Slade argues some building names have been unfairly sold off are now trading at attractive discounts of between 19 and 45 per cent.

James Hardie and GWA Group each have a narrow moat rating—or ten-year competitive advantage, and a medium uncertainty rating, according to Slade.  

GWA has a high uncertainty rating but Slade says “it screens attractively with both the near-term economic impact of COVID-19 and competitive threats to its operating margins priced in.”

Following is a snapshot of his thoughts on the above names.

 

James Hardie Industries

James Hardie's sell-off amid the COVID-19 market rout is overdone, with the pandemic's impact on the valuation of the narrow-moat name modest. We expect a sizable contraction in US residential construction in 2020 amid unprecedented efforts to contain the spread of the virus. With containment measures taking effect in mid-March, we make no change to our fiscal 2020 net income forecast of US$370 million. Nonetheless, Hardie's fiscal 2021 earnings will be impacted by the contraction in construction activity and we lower our estimate for the coming fiscal year accordingly. However, with a swift recovery in housing starts anticipated in 2021 and with our long-term expectations for the US housing market unimpacted, we trim our fair value estimate by a modest 2 per cent to $22.40. Importantly, we believe Hardie's balance sheet is well positioned to navigate the uncertain near-term environment. All told, Hardie shares screen attractively amid the equity market sell-off, trading at a 13 per cent discount to our revised fair value estimate.
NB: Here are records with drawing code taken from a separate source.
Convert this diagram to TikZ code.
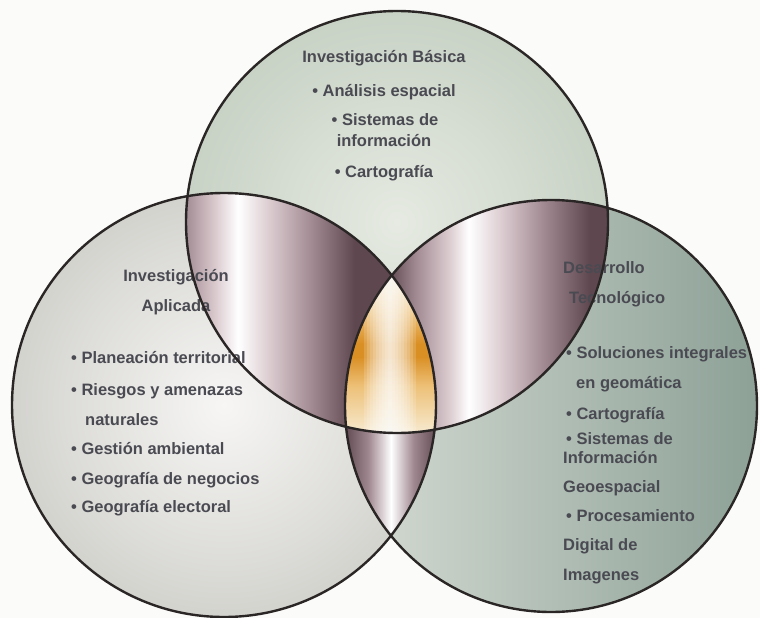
\documentclass[tikz,border=0pt]{standalone}
\usepackage{fontspec}
\setmainfont{Liberation Sans}
\usepackage{tikz}
\definecolor{ringc}{HTML}{2B2626}
\definecolor{txtc}{HTML}{4A4A52}
\definecolor{bgc}{HTML}{FBFBFA}
\definecolor{topin}{HTML}{E6EAE2}
\definecolor{topout}{HTML}{C8D2C5}
\definecolor{leftin}{HTML}{F7F6F5}
\definecolor{leftout}{HTML}{D3D3CE}
\definecolor{rightl}{HTML}{D6DCD4}
\definecolor{rightd}{HTML}{8DA197}
\definecolor{metD}{HTML}{5E474F}
\definecolor{metM}{HTML}{A08890}
\definecolor{metL}{HTML}{DECFD3}
\definecolor{goldD}{HTML}{DA8F24}
\definecolor{goldM}{HTML}{EDC077}
\definecolor{goldP}{HTML}{F7EBD2}
\pgfdeclarehorizontalshading{metalL}{100bp}{color(0bp)=(metM); color(25bp)=(metM); color(33bp)=(metL); color(38bp)=(white); color(45bp)=(metL); color(56bp)=(metM); color(66bp)=(metD); color(75bp)=(metD); color(100bp)=(metD)}
\pgfdeclarehorizontalshading{metalR}{100bp}{color(0bp)=(metD); color(25bp)=(metD); color(31bp)=(metM); color(39bp)=(metL); color(43bp)=(white); color(50bp)=(metL); color(60bp)=(metM); color(70bp)=(metD); color(75bp)=(metD); color(100bp)=(metD)}
\pgfdeclarehorizontalshading{metalB}{100bp}{color(0bp)=(metD); color(25bp)=(metD); color(38bp)=(metM); color(50bp)=(white); color(62bp)=(metM); color(75bp)=(metD); color(100bp)=(metD)}
\pgfdeclareverticalshading{goldV}{100bp}{color(0bp)=(goldP); color(25bp)=(goldP); color(40bp)=(goldM); color(49bp)=(goldD); color(53bp)=(goldD); color(63bp)=(goldM); color(75bp)=(goldP); color(100bp)=(goldP)}
\tikzset{
  vring/.style={draw=ringc,line width=2.4pt},
  vtitle/.style={font=\fontsize{16.5}{19}\selectfont\bfseries,text=txtc,inner sep=0pt,anchor=base},
  vitem/.style={vtitle,anchor=base west}
}
\def\rT{211}
\def\rL{212}
\def\rR{206}

\begin{document}
\begin{tikzpicture}[x=1pt,y=-1pt]
\fill[bgc] (0,0) rectangle (760,618);
\useasboundingbox (0,0) rectangle (760,618);
\coordinate (T) at (397,222);
\coordinate (L) at (224,405);
\coordinate (R) at (551,406);

\shade[inner color=topin,outer color=topout] (T) circle [radius=\rT];
\shade[inner color=leftin,outer color=leftout] (L) circle [radius=\rL];
\shade[left color=rightl,right color=rightd] (R) circle [radius=\rR];

\begin{scope}
\clip (T) circle [radius=\rT];
\clip (L) circle [radius=\rL];
\shade[shading=metalL] (184,190) rectangle (392,436);
\end{scope}
\begin{scope}
\clip (T) circle [radius=\rT];
\clip (R) circle [radius=\rR];
\shade[shading=metalR] (388,190) rectangle (612,436);
\end{scope}
\begin{scope}
\clip (L) circle [radius=\rL];
\clip (R) circle [radius=\rR];
\shade[shading=metalB] (344,270) rectangle (438,542);
\end{scope}
\begin{scope}
\clip (T) circle [radius=\rT];
\clip (L) circle [radius=\rL];
\clip (R) circle [radius=\rR];
\shade[shading=goldV] (344,273) rectangle (438,434);
\foreach \w in {26,23,...,2}
  \fill[white,opacity=0.16] (390-\w,273) rectangle (390+\w,434);
\end{scope}

\node[vtitle] (tb0) at (384,63) {Investigación Básica};
\node[vtitle] (tb1) at (384,96) {\textbullet\ Análisis espacial};
\node[vtitle] (tb2) at (385,125) {\textbullet\ Sistemas de};
\node[vtitle] (tb3) at (384,146) {información};
\node[vtitle] (tb4) at (384,177) {\textbullet\ Cartografía};

\node[vtitle] (la0) at (176,281) {Investigación};
\node[vtitle] (la1) at (176,311) {Aplicada};
\node[vitem] (la2) at (71,363) {\textbullet\ Planeación territorial};
\node[vitem] (la3) at (71,395) {\textbullet\ Riesgos y amenazas};
\node[vitem] (la4) at (85,425) {naturales};
\node[vitem] (la5) at (71,454) {\textbullet\ Gestión ambiental};
\node[vitem] (la6) at (71,484) {\textbullet\ Geografía de negocios};
\node[vitem] (la7) at (71,512) {\textbullet\ Geografía electoral};

\node[vitem] (dt0) at (563,273) {Desarrollo};
\node[vitem] (dt1) at (569,303) {Tecnológico};
\node[vitem] (dt2) at (566,358) {\textbullet\ Soluciones integrales};
\node[vitem] (dt3) at (576,388) {en geomática};
\node[vitem] (dt4) at (566,419) {\textbullet\ Cartografía};
\node[vitem] (dt5) at (566,444) {\textbullet\ Sistemas de};
\node[vitem] (dt6) at (563,463) {Información};
\node[vitem] (dt7) at (563,492) {Geoespacial};
\node[vitem] (dt8) at (566,521) {\textbullet\ Procesamiento};
\node[vitem] (dt9) at (563,550) {Digital de};
\node[vitem] (dt10) at (563,580) {Imagenes};

\draw[vring] (T) circle [radius=\rT];
\draw[vring] (L) circle [radius=\rL];
\draw[vring] (R) circle [radius=\rR];
\end{tikzpicture}
\end{document}
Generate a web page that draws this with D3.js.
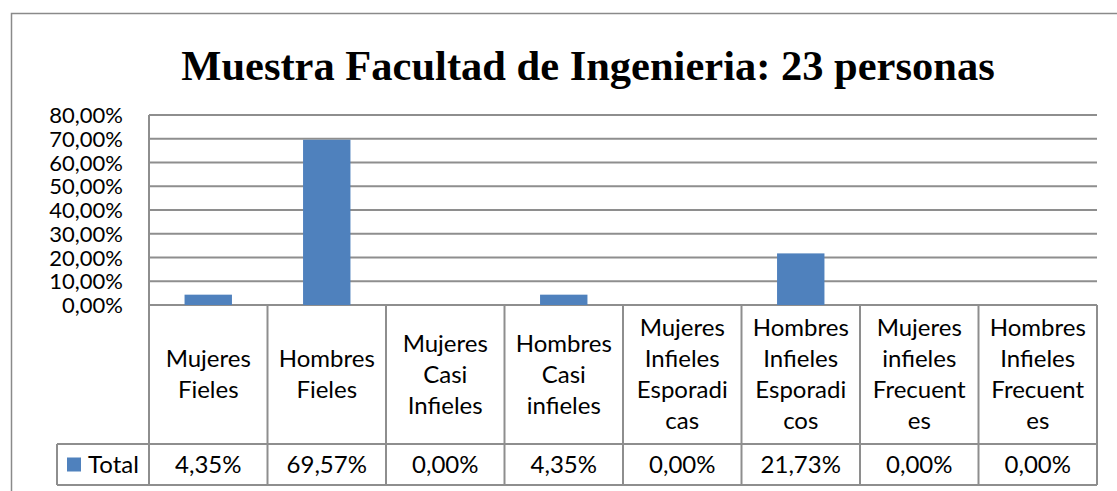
<!DOCTYPE html>
<html>
<head>
<meta charset="utf-8">
<script src="https://cdn.jsdelivr.net/npm/d3@7"></script>
<style>
body { margin: 0; background: #fff; }
text { font-family: Lato, "Noto Sans", sans-serif; font-size: 24px; fill: #000; }
.title { font-family: "Liberation Serif", "Times New Roman", serif; font-weight: bold; font-size: 42.5px; }
.y-tick text { font-size: 22px; }
.grid-line, .table-line { stroke: #8e8e8e; stroke-width: 2; fill: none; }
</style>
</head>
<body>
<script>
var titleText = "Muestra Facultad de Ingenieria: 23 personas";
var seriesName = "Total";
// category labels, broken the way the table cells wrap them
var categories = [
	["Mujeres", "Fieles"],
	["Hombres", "Fieles"],
	["Mujeres", "Casi", "Infieles"],
	["Hombres", "Casi", "infieles"],
	["Mujeres", "Infieles", "Esporadi", "cas"],
	["Hombres", "Infieles", "Esporadi", "cos"],
	["Mujeres", "infieles", "Frecuent", "es"],
	["Hombres", "Infieles", "Frecuent", "es"]
];
var values = [4.35, 69.57, 0.00, 4.35, 0.00, 21.73, 0.00, 0.00];
var yTicks = [0, 10, 20, 30, 40, 50, 60, 70, 80];

var width = 1117, height = 491;
var plot = { left: 149, right: 1097, top: 115, bottom: 305 };
var table = { legendLeft: 57, headerBottom: 444, bottom: 485 };
var lineHeight = 31;

var locale = d3.formatLocale({ decimal: ",", thousands: ".", grouping: [3], currency: ["", ""] });
var pct = d => locale.format(".2f")(d) + "%";

var svg = d3.select("body").append("svg")
	.attr("width", width)
	.attr("height", height);

// chart frame, cut off by the window on the right and at the bottom
svg.append("rect")
	.attr("x", 11.5)
	.attr("y", 13.5)
	.attr("width", 1300)
	.attr("height", 700)
	.style("fill", "none")
	.style("stroke", "#8a8a8a")
	.style("stroke-width", 1.5);

svg.append("text")
	.attr("class", "title")
	.attr("x", 588)
	.attr("y", 80)
	.attr("text-anchor", "middle")
	.text(titleText);

var x = d3.scaleBand()
	.domain(d3.range(categories.length))
	.range([plot.left, plot.right])
	.padding(0);

var y = d3.scaleLinear()
	.domain([0, 80])
	.range([plot.bottom, plot.top]);

// gridlines
svg.append("g").selectAll("line")
	.data(yTicks)
	.enter().append("line")
	.attr("class", "grid-line")
	.attr("x1", plot.left)
	.attr("x2", plot.right)
	.attr("y1", d => y(d))
	.attr("y2", d => y(d));

var yAxis = d3.axisLeft(y)
	.tickValues(yTicks)
	.tickFormat(pct)
	.tickSize(0)
	.tickPadding(26);

var yAxisElem = svg.append("g")
	.attr("class", "y-tick")
	.attr("transform", "translate(" + plot.left + ",0)")
	.call(yAxis);
yAxisElem.select(".domain").remove();
yAxisElem.attr("font-family", null).attr("font-size", null);
yAxisElem.selectAll("text")
	.attr("dy", "0.35em");

// bars
var barWidth = x.bandwidth() * 0.4;
svg.append("g").selectAll("rect")
	.data(values)
	.enter().append("rect")
	.attr("x", (d, i) => x(i) + (x.bandwidth() - barWidth) / 2)
	.attr("y", d => y(d))
	.attr("width", barWidth)
	.attr("height", d => y(0) - y(d))
	.style("fill", "#4f81bd");

// data table
var tbl = svg.append("g");
var bounds = d3.range(categories.length).map(i => x(i)).concat([plot.right]);

tbl.append("line").attr("class", "table-line")
	.attr("x1", plot.left).attr("x2", plot.left)
	.attr("y1", plot.top).attr("y2", table.bottom);

tbl.selectAll("line.col")
	.data(bounds.slice(1))
	.enter().append("line")
	.attr("class", "table-line col")
	.attr("x1", d => d).attr("x2", d => d)
	.attr("y1", plot.bottom).attr("y2", table.bottom);

tbl.append("line").attr("class", "table-line")
	.attr("x1", table.legendLeft).attr("x2", plot.right)
	.attr("y1", table.headerBottom).attr("y2", table.headerBottom);
tbl.append("line").attr("class", "table-line")
	.attr("x1", table.legendLeft).attr("x2", plot.right)
	.attr("y1", table.bottom).attr("y2", table.bottom);
tbl.append("line").attr("class", "table-line")
	.attr("x1", table.legendLeft).attr("x2", table.legendLeft)
	.attr("y1", table.headerBottom).attr("y2", table.bottom);

var headerMid = (plot.bottom + table.headerBottom) / 2;
tbl.selectAll("text.cat")
	.data(categories)
	.enter().append("text")
	.attr("class", "cat")
	.attr("text-anchor", "middle")
	.each(function (lines, i) {
		var t = d3.select(this);
		var y0 = headerMid - (lines.length - 1) * lineHeight / 2;
		lines.forEach((s, k) => {
			t.append("tspan")
				.attr("x", x(i) + x.bandwidth() / 2)
				.attr("y", y0 + k * lineHeight)
				.attr("dy", "0.35em")
				.text(s);
		});
	});

var rowMid = (table.headerBottom + table.bottom) / 2;
tbl.selectAll("text.val")
	.data(values)
	.enter().append("text")
	.attr("class", "val")
	.attr("text-anchor", "middle")
	.attr("x", (d, i) => x(i) + x.bandwidth() / 2)
	.attr("y", rowMid)
	.attr("dy", "0.35em")
	.text(pct);

// legend key in the row header
tbl.append("rect")
	.attr("x", 67)
	.attr("y", rowMid - 7)
	.attr("width", 14)
	.attr("height", 14)
	.style("fill", "#4f81bd");
tbl.append("text")
	.attr("x", 88)
	.attr("y", rowMid)
	.attr("dy", "0.35em")
	.text(seriesName);
</script>
</body>
</html>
Certainly, the near-term impact on residential construction in the US will be substantial. However, the dip in housing investment is expected to be relatively short-lived and we expect a strong rebound in activity in calendar year 2021. Furthermore, our long-term expectations for US housing investment remain unchanged with the COVID-19 pandemic not a structural disturbance to the US economy or its housing market.

Reliance Worldwide

The looming economic fallout from the COVID-19 pandemic is likely to provide a cyclical headwind to no-moat Reliance’s top line over the fiscal 2021–fiscal 2022 period. However, our $4.20 per share fair value estimate remains intact with the outbreak of the virus not altering the substantial secular growth opportunity that exists for Reliance’s push-to-connect, or PTC, plumbing fittings franchise. We expect falling construction and repair and remodel, or R&R, activity in Reliance’s key geographies in calendar year 2020 and 2021 to soften earnings over the fiscal 2021–fiscal 2022 period. Nonetheless, we still anticipate earnings growth over the period, with the combination of secular growth of the PTC plumbing fittings category and Reliance’s substantial exposure to the highly stable repair and maintenance plumbing fittings segment to shield the top-line from falling housing starts. Importantly, we believe Reliance’s balance sheet has sufficient strength to navigate the ominous COVID-19-related economic fallout that lies in store. All told, Reliance’s shares screen attractively, trading at a sizable 35 per cent discount to our unchanged fair value estimate.

 

GWA Group

Cyclical headwinds posed by the COVID-19 pandemic lead us to lower our fair value estimate for narrow-moat GWA Group by 3.5 per cent to $2.80 per share. We expect falling construction and repair and remodel, or R&R, activity in Australia and New Zealand in calendar year 2020 and 2021 to materially soften GWA’s earnings over the fiscal 2021-fiscal 2022 period. But the COVID-19 outbreak and the unprecedented global containment measures which have accompanied it are a cyclical shock to Australia’s housing market. Therefore, we anticipate the impact to be short-lived and a recovery in GWA’s earnings is expected to gather steam from fiscal 2023. GWA shares screened as significantly overvalued prior to the pandemic’s outbreak. In our view, the market had failed to appropriately incorporate the risk that recent entrants to the Australian sanitary-ware and bathroom fitting market pose to GWA’s long-term profitability. However, with the stock last trading at a 17 per cent discount to our revised fair value estimate, GWA now screens attractively with both the near-term economic impact of COVID-19 and competitive threats to GWA’s operating margins priced in.